I decided on the other hand to continue on with the evening.
I walked into the pub and went to the bar to order a drink. As I am talking to the bar tender ( in English, being the English part of Montreal), I feel a tap on my shoulder. I turn around to see a woman I had met in Paris three years ago when I taught flute at the Irish Association in Paris. She had been living in Montreal for three years. What a small world! She brought me over and introduced me to the other musicians. It was a great session and the best part is that I met a man that is doing his doctorate in ethnomusicology on a certain kind of dance tune in the Quebecois tradition. He apparently is also a very prolific composer of Quebecois tunes. WE talked and played music until later than I really had planned. By midnight, it was time to go, since I was to get up at 6 the next morning so we could get to the airport to pick up our car that would take us to Quebec City.

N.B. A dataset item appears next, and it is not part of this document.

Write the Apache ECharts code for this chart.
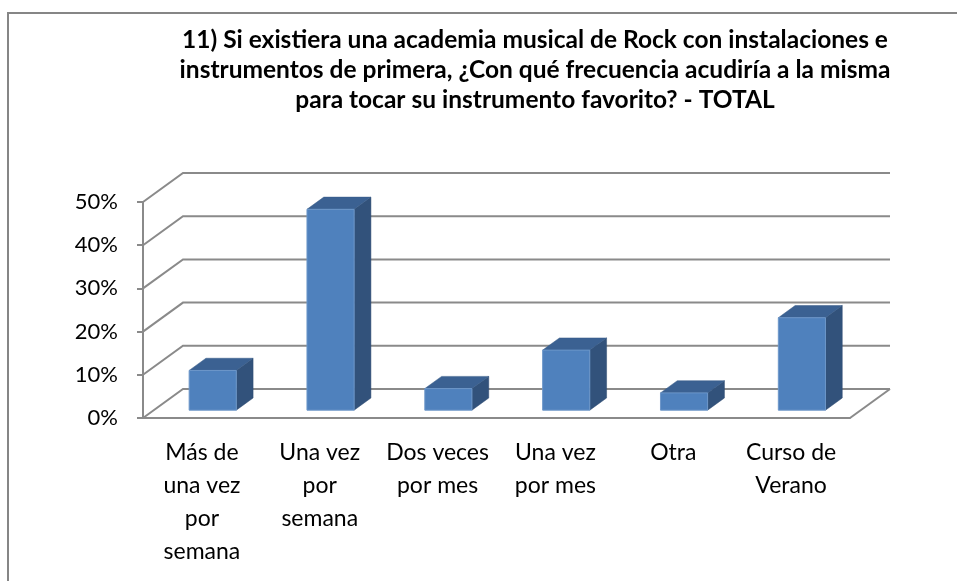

How would I get back? I wondered. Oh yes! I would take the Bixi. Earlier that day I had tried out the relatively new rental bike system that Montreal put in place to make the city a greener place. It’s incredible! There are bike stations all over the city and it’s automatic. You insert a credit card and away you go. You get a code that allows you to unlock a bike. IF the bike is back to another station –any station in the city- in 30 minutes or less, it’s free. If not, you are charged. There is also a $5.00 fee for 24 hour unlimited access, which is really nice. Montreal is amazing by bike and has loads of bike lanes separated from the cars by cement barriers. IN any case, it was a full day and mighty difficult getting up at 6! Luckily there was a café open at 7:00 to get a stiff espresso…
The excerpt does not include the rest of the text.